### TASK STATEMENT
Write out the entire listing below exactly, with the pictures left out.

+++ PROVIDED DATA +++

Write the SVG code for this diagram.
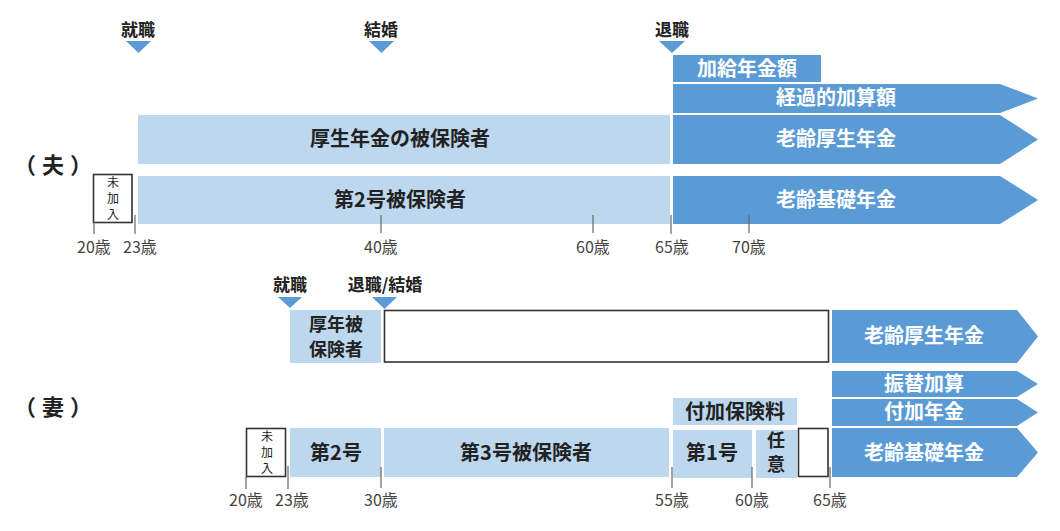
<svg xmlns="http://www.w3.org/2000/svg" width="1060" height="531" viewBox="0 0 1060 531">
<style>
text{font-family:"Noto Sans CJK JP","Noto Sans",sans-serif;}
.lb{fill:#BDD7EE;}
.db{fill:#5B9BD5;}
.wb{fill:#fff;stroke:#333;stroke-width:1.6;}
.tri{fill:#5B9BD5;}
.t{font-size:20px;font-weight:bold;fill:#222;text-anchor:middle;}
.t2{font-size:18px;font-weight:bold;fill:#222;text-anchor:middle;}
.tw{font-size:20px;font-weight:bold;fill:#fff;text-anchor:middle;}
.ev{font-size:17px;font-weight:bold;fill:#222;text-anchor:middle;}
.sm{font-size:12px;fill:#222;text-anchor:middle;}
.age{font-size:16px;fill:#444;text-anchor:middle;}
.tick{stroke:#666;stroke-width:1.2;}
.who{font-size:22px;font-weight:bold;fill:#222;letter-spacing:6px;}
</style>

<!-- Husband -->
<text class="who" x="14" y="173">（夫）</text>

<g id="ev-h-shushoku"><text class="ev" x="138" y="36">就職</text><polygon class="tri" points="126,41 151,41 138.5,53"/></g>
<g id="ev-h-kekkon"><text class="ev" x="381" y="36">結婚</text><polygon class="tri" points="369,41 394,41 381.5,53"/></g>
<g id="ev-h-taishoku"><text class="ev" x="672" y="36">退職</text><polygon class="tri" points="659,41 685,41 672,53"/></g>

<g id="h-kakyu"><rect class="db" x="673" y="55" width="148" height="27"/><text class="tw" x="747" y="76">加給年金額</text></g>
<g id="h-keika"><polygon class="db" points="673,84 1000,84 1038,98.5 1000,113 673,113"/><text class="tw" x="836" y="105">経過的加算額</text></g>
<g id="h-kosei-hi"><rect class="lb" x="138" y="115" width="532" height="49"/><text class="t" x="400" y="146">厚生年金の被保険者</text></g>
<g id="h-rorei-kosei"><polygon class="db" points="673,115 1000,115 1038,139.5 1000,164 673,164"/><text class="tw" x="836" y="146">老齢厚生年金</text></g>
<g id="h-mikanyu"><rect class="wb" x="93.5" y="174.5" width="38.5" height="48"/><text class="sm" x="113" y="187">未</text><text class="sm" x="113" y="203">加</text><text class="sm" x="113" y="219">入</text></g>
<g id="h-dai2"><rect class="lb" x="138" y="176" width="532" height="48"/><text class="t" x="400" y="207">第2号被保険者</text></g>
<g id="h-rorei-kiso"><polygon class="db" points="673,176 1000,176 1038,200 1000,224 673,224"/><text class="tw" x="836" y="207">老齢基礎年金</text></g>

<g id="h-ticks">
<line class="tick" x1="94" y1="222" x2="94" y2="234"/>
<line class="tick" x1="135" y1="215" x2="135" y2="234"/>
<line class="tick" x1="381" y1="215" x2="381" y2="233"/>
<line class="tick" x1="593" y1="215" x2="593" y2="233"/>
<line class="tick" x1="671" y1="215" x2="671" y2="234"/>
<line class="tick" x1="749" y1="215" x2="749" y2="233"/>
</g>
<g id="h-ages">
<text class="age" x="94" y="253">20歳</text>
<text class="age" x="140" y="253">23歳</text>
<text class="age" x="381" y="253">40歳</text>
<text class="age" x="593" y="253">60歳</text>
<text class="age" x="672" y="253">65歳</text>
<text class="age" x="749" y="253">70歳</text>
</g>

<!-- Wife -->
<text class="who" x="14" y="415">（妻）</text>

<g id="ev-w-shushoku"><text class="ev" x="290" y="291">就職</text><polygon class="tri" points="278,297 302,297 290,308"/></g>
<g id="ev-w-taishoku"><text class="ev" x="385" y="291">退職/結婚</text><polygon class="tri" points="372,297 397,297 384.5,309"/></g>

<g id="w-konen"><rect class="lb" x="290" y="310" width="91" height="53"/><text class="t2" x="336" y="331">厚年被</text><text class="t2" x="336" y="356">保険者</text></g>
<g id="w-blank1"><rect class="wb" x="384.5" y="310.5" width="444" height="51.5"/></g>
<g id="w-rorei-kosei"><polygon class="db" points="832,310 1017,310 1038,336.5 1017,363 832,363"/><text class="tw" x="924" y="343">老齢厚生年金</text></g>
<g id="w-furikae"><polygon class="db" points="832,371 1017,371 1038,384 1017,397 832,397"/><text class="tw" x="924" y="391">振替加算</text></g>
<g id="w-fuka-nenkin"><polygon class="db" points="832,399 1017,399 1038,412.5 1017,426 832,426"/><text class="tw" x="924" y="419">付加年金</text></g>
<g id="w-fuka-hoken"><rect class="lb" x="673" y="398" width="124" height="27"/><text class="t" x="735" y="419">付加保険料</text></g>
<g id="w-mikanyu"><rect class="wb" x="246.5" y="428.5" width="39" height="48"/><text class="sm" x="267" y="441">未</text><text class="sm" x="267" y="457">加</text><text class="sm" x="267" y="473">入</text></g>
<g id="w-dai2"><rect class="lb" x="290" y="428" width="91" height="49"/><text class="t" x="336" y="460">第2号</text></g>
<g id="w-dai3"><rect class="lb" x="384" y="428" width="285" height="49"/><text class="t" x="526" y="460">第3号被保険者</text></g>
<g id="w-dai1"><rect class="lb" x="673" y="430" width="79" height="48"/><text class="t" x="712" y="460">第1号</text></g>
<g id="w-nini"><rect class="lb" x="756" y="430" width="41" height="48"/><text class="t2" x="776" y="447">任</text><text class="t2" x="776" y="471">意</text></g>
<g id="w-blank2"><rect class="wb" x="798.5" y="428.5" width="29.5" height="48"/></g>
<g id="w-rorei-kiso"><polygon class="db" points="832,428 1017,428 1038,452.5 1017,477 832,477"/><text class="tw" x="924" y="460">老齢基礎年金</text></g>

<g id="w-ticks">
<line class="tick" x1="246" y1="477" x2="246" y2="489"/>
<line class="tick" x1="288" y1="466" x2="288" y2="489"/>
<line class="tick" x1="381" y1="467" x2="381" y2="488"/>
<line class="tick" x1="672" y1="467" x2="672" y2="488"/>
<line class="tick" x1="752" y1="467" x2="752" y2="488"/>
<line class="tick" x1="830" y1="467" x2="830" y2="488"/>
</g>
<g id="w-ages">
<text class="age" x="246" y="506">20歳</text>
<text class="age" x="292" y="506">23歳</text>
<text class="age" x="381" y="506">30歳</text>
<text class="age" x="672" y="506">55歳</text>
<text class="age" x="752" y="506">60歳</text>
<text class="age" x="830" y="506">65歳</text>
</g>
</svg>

+++

### TASK SOLUTION
Write the SVG code for this diagram.
<svg xmlns="http://www.w3.org/2000/svg" width="1060" height="531" viewBox="0 0 1060 531">
<style>
text{font-family:"Noto Sans CJK JP","Noto Sans",sans-serif;}
.lb{fill:#BDD7EE;}
.db{fill:#5B9BD5;}
.wb{fill:#fff;stroke:#333;stroke-width:1.6;}
.tri{fill:#5B9BD5;}
.t{font-size:20px;font-weight:bold;fill:#222;text-anchor:middle;}
.t2{font-size:18px;font-weight:bold;fill:#222;text-anchor:middle;}
.tw{font-size:20px;font-weight:bold;fill:#fff;text-anchor:middle;}
.ev{font-size:17px;font-weight:bold;fill:#222;text-anchor:middle;}
.sm{font-size:12px;fill:#222;text-anchor:middle;}
.age{font-size:16px;fill:#444;text-anchor:middle;}
.tick{stroke:#666;stroke-width:1.2;}
.who{font-size:22px;font-weight:bold;fill:#222;letter-spacing:6px;}
</style>

<!-- Husband -->
<text class="who" x="14" y="173">（夫）</text>

<g id="ev-h-shushoku"><text class="ev" x="138" y="36">就職</text><polygon class="tri" points="126,41 151,41 138.5,53"/></g>
<g id="ev-h-kekkon"><text class="ev" x="381" y="36">結婚</text><polygon class="tri" points="369,41 394,41 381.5,53"/></g>
<g id="ev-h-taishoku"><text class="ev" x="672" y="36">退職</text><polygon class="tri" points="659,41 685,41 672,53"/></g>

<g id="h-kakyu"><rect class="db" x="673" y="55" width="148" height="27"/><text class="tw" x="747" y="76">加給年金額</text></g>
<g id="h-keika"><polygon class="db" points="673,84 1000,84 1038,98.5 1000,113 673,113"/><text class="tw" x="836" y="105">経過的加算額</text></g>
<g id="h-kosei-hi"><rect class="lb" x="138" y="115" width="532" height="49"/><text class="t" x="400" y="146">厚生年金の被保険者</text></g>
<g id="h-rorei-kosei"><polygon class="db" points="673,115 1000,115 1038,139.5 1000,164 673,164"/><text class="tw" x="836" y="146">老齢厚生年金</text></g>
<g id="h-mikanyu"><rect class="wb" x="93.5" y="174.5" width="38.5" height="48"/><text class="sm" x="113" y="187">未</text><text class="sm" x="113" y="203">加</text><text class="sm" x="113" y="219">入</text></g>
<g id="h-dai2"><rect class="lb" x="138" y="176" width="532" height="48"/><text class="t" x="400" y="207">第2号被保険者</text></g>
<g id="h-rorei-kiso"><polygon class="db" points="673,176 1000,176 1038,200 1000,224 673,224"/><text class="tw" x="836" y="207">老齢基礎年金</text></g>

<g id="h-ticks">
<line class="tick" x1="94" y1="222" x2="94" y2="234"/>
<line class="tick" x1="135" y1="215" x2="135" y2="234"/>
<line class="tick" x1="381" y1="215" x2="381" y2="233"/>
<line class="tick" x1="593" y1="215" x2="593" y2="233"/>
<line class="tick" x1="671" y1="215" x2="671" y2="234"/>
<line class="tick" x1="749" y1="215" x2="749" y2="233"/>
</g>
<g id="h-ages">
<text class="age" x="94" y="253">20歳</text>
<text class="age" x="140" y="253">23歳</text>
<text class="age" x="381" y="253">40歳</text>
<text class="age" x="593" y="253">60歳</text>
<text class="age" x="672" y="253">65歳</text>
<text class="age" x="749" y="253">70歳</text>
</g>

<!-- Wife -->
<text class="who" x="14" y="415">（妻）</text>

<g id="ev-w-shushoku"><text class="ev" x="290" y="291">就職</text><polygon class="tri" points="278,297 302,297 290,308"/></g>
<g id="ev-w-taishoku"><text class="ev" x="385" y="291">退職/結婚</text><polygon class="tri" points="372,297 397,297 384.5,309"/></g>

<g id="w-konen"><rect class="lb" x="290" y="310" width="91" height="53"/><text class="t2" x="336" y="331">厚年被</text><text class="t2" x="336" y="356">保険者</text></g>
<g id="w-blank1"><rect class="wb" x="384.5" y="310.5" width="444" height="51.5"/></g>
<g id="w-rorei-kosei"><polygon class="db" points="832,310 1017,310 1038,336.5 1017,363 832,363"/><text class="tw" x="924" y="343">老齢厚生年金</text></g>
<g id="w-furikae"><polygon class="db" points="832,371 1017,371 1038,384 1017,397 832,397"/><text class="tw" x="924" y="391">振替加算</text></g>
<g id="w-fuka-nenkin"><polygon class="db" points="832,399 1017,399 1038,412.5 1017,426 832,426"/><text class="tw" x="924" y="419">付加年金</text></g>
<g id="w-fuka-hoken"><rect class="lb" x="673" y="398" width="124" height="27"/><text class="t" x="735" y="419">付加保険料</text></g>
<g id="w-mikanyu"><rect class="wb" x="246.5" y="428.5" width="39" height="48"/><text class="sm" x="267" y="441">未</text><text class="sm" x="267" y="457">加</text><text class="sm" x="267" y="473">入</text></g>
<g id="w-dai2"><rect class="lb" x="290" y="428" width="91" height="49"/><text class="t" x="336" y="460">第2号</text></g>
<g id="w-dai3"><rect class="lb" x="384" y="428" width="285" height="49"/><text class="t" x="526" y="460">第3号被保険者</text></g>
<g id="w-dai1"><rect class="lb" x="673" y="430" width="79" height="48"/><text class="t" x="712" y="460">第1号</text></g>
<g id="w-nini"><rect class="lb" x="756" y="430" width="41" height="48"/><text class="t2" x="776" y="447">任</text><text class="t2" x="776" y="471">意</text></g>
<g id="w-blank2"><rect class="wb" x="798.5" y="428.5" width="29.5" height="48"/></g>
<g id="w-rorei-kiso"><polygon class="db" points="832,428 1017,428 1038,452.5 1017,477 832,477"/><text class="tw" x="924" y="460">老齢基礎年金</text></g>

<g id="w-ticks">
<line class="tick" x1="246" y1="477" x2="246" y2="489"/>
<line class="tick" x1="288" y1="466" x2="288" y2="489"/>
<line class="tick" x1="381" y1="467" x2="381" y2="488"/>
<line class="tick" x1="672" y1="467" x2="672" y2="488"/>
<line class="tick" x1="752" y1="467" x2="752" y2="488"/>
<line class="tick" x1="830" y1="467" x2="830" y2="488"/>
</g>
<g id="w-ages">
<text class="age" x="246" y="506">20歳</text>
<text class="age" x="292" y="506">23歳</text>
<text class="age" x="381" y="506">30歳</text>
<text class="age" x="672" y="506">55歳</text>
<text class="age" x="752" y="506">60歳</text>
<text class="age" x="830" y="506">65歳</text>
</g>
</svg>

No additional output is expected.